Raw data.
— Start —

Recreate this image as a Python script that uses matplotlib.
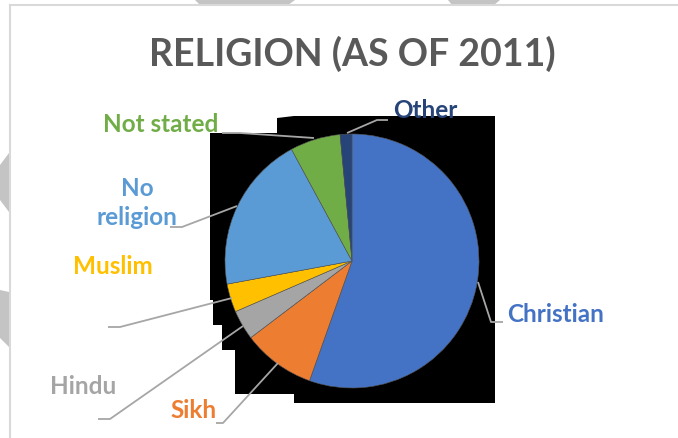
import matplotlib
matplotlib.use("Agg")
import matplotlib.pyplot as plt
from matplotlib.patches import Polygon

# ---- data ----
categories = ["Christian", "Sikh", "Hindu", "Muslim", "No religion", "Not stated", "Other"]
values = [55.4, 9.25, 3.8, 3.6, 20.0, 6.4, 1.5]
colors = ["#4472C4", "#ED7D31", "#A5A5A5", "#FFC000", "#5B9BD5", "#70AD47", "#264478"]
label_texts = ["Christian", "Sikh", "Hindu", "Muslim", "No\nreligion", "Not stated", "Other"]
title = "RELIGION (AS OF 2011)"

W, H = 678, 438
fig = plt.figure(figsize=(W / 100, H / 100), dpi=100)
ax = fig.add_axes([0, 0, 1, 1])

def P(x, y):
    return (x, H - y)

FONT = "Lato"

# background slide artefacts
gray = "#C4C4C4"
for poly in [
    [(195, 0), (295, 0), (288, 5), (200, 5)],
    [(448, 0), (500, 0), (494, 5), (452, 5)],
    [(0, 165), (9, 153), (9, 212), (0, 200)],
    [(0, 290), (9, 292), (9, 347), (0, 338)],
]:
    ax.add_patch(Polygon([P(*p) for p in poly], closed=True, facecolor=gray, edgecolor="none", zorder=0))

# chart border lines
ax.plot([P(10, 5)[0], P(678, 5)[0]], [P(10, 5)[1], P(678, 5)[1]], color="#D9D9D9", lw=1.5, zorder=1)
ax.plot([P(10, 5)[0], P(10, 438)[0]], [P(10, 5)[1], P(10, 438)[1]], color="#D9D9D9", lw=1.5, zorder=1)

# black artefact behind the pie
black_pts = [(210, 133), (277, 133), (277, 118), (294, 116), (495, 116), (495, 403),
             (294, 403), (294, 394), (235, 394), (235, 350), (222, 350), (222, 325),
             (213, 325), (213, 300), (210, 300)]
ax.add_patch(Polygon([P(*p) for p in black_pts], closed=True, facecolor="black", edgecolor="none", zorder=1))

# pie
cx, cy, r = 352, 261, 127
wedges, _ = ax.pie(values, colors=colors, startangle=90, counterclock=False,
                   center=P(cx, cy), radius=r, frame=True,
                   wedgeprops=dict(linewidth=0.4, edgecolor="#555555"))
for w in wedges:
    w.set_zorder(2)

# leader lines
lead = "#A6A6A6"
leaders = {
    "Other": [(347, 133), (377, 120), (388, 120)],
    "Not stated": [(314, 138), (240, 133), (222, 133)],
    "No religion": [(237, 206), (182, 227), (170, 227)],
    "Muslim": [(232, 298), (120, 327), (108, 327)],
    "Hindu": [(243, 326), (110, 419), (98, 419)],
    "Sikh": [(278, 363), (223, 423), (216, 423)],
    "Christian": [(478, 282), (491, 322), (503, 322)],
}
for k, pts in leaders.items():
    xs = [P(*p)[0] for p in pts]
    ys = [P(*p)[1] for p in pts]
    ax.plot(xs, ys, color=lead, lw=1.3, zorder=3, solid_capstyle="butt")

# labels
label_pos = {
    "Christian": (556, 315),
    "Sikh": (194, 411),
    "Hindu": (83, 387),
    "Muslim": (113, 266),
    "No religion": (137, 203),
    "Not stated": (161, 125),
    "Other": (425, 111),
}
for cat, txt, col in zip(categories, label_texts, colors):
    x, y = label_pos[cat]
    ax.text(*P(x, y), txt, color=col, fontsize=17.5, fontweight="bold", family=FONT,
            ha="center", va="center", linespacing=1.35, zorder=4)

ax.text(*P(352, 54), title, color="#595959", fontsize=27, fontweight="bold", family=FONT,
        ha="center", va="center", zorder=4)

ax.set_xlim(0, W)
ax.set_ylim(0, H)
ax.set_aspect("equal")
ax.axis("off")
fig.savefig("out.png", dpi=100, facecolor="white")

— End —

Set problem.
Leave out the pictures, then repeat the listing above exactly from its first line to the line with "from matplotlib.patches import Polygon", inclusive.

Result for this task.
Recreate this image as a Python script that uses matplotlib.
import matplotlib
matplotlib.use("Agg")
import matplotlib.pyplot as plt
from matplotlib.patches import Polygon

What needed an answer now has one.